Но пора вернуться к нашему предмету. Итак, наши слова должны быть расположены так, чтобы каждое последующее могло быть уместно связано с предыдущим, чтобы издавать приятный звук; или чтобы сама форма и стройность нашего языка могли придать нашим предложениям их надлежащую меру и размеры; или, наконец, чтобы наши периоды могли иметь многочисленную и измеренную каденцию.
Первое, на что следует обратить внимание, — это структура нашего языка, или приятная связь одного слова с другим; что, хотя это, безусловно, требует заботы, не должно практиковаться с трудолюбивой щепетильностью. Ибо это была бы бесконечная и ребяческая попытка, и она справедливо высмеивается Луцилием, когда он представляет Сцеволу, размышляющим об Альбуции:
«Как в клетчатой мостовой каждый квадрат тщательно подогнан заботой каменщика, так и все твои слова расставлены с любопытным искусством, и каждый слог выполняет свою роль».
Но хотя мы не должны быть до мелочей точными в структуре нашего языка, умеренная доля практики приучит нас ко всему, что в этом роде необходимо. Ибо как глаз при чтении, так и ум при говорении легко различит, что должно следовать, — чтобы при соединении наших слов не было ни зияния, ни неприятной резкости. Самые живые и интересные чувства, если они выражены резко, оскорбят слух, этого деликатного и привередливого судью риторической гармонии. Это обстоятельство, поэтому, столь тщательно учитывается в римском языке, что едва ли найдется среди нас деревенщина, который не был бы против столкновения гласных, — дефект, который, по мнению некоторых, слишком щепетильно избегался Феопомпом, хотя его учитель Исократ был столь же осторожен.
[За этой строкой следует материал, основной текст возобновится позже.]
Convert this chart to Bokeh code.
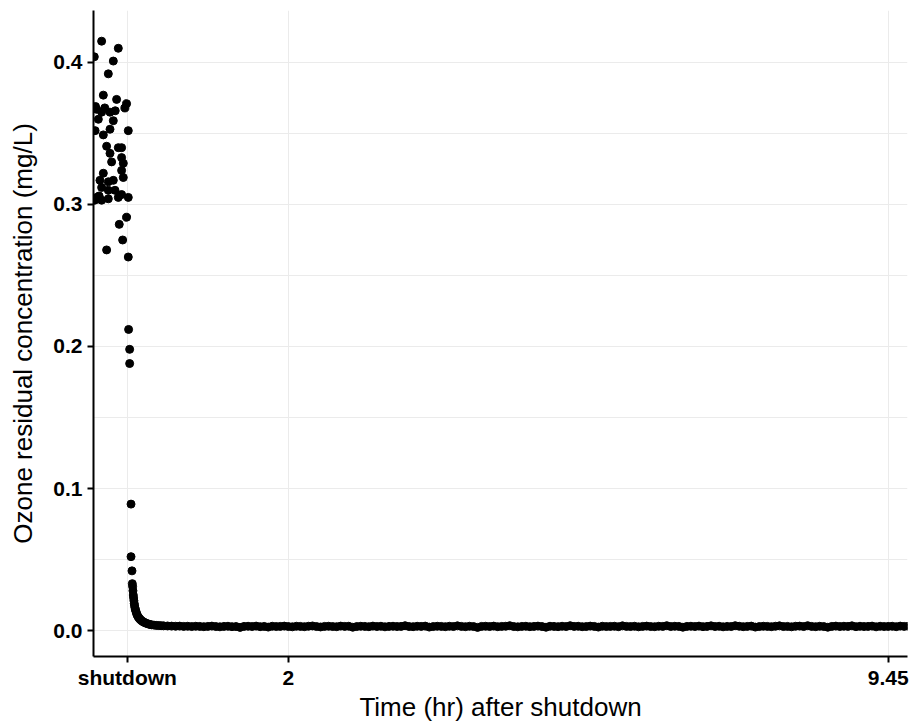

Но Фукидид не был столь точен; как и Платон (хотя и гораздо лучший писатель) — не только в своих Диалогах, в которых необходимо было поддерживать легкую небрежность, чтобы походить на стиль разговора, но и в знаменитом Панегирике, в котором (согласно обычаю афинян) он воспевал похвалы тем, кто пал в битве, и который был столь высоко оценен, что публично повторяется каждый год. В той речи столкновение гласных встречается очень часто; хотя Демосфен обычно избегает его как ошибки.
Но пусть греки решают сами за себя: нам, римлянам, не позволено прерывать связь наших слов. Даже грубые и неотполированные речи Катона являются доказательством этого; как и все наши поэты, за исключением отдельных случаев, в которых они были вынуждены допустить несколько разрывов, чтобы сохранить свой метр. Так мы находим у Невия,
«Vos QUI ACCOLITIS histrum FLUVIUM ATQUE ALGIDUM».
И в другом месте,
«Quam nunquam vobis GRAII ATQUE Barbari».
Но Энний допускает это только однажды, когда говорит,
«Scipio invicte»;
и точно так же я сам в
«Hoc motu radiantis ETESIAE IN Vada Ponti».
Это, однако, редко допускалось бы среди нас, хотя греки часто хвалят это как красоту.
Но зачем я говорю о столкновении гласных? Ибо, опуская это, мы часто сокращали наши слова ради краткости; как в multi' modis, vas' argenteis, palm' et crinibus, tecti' fractis и т. д. Мы иногда также сокращали наши собственные имена, чтобы придать им более гладкий звук: ибо как мы изменили Duellum на Bellum, а duis на bis, так Дуэллий, который победил карфагенян на море, назывался Беллием, хотя все его предки назывались Дуэллии. Мы также сокращаем наши слова не только для удобства, но и чтобы порадовать и удовлетворить слух. Ибо как иначе axilla была изменена на ala, как не путем опускания громоздкой согласной, которую изящное произношение нашего языка также изгнало из слов maxillae, taxillae, vexillum и paxillum?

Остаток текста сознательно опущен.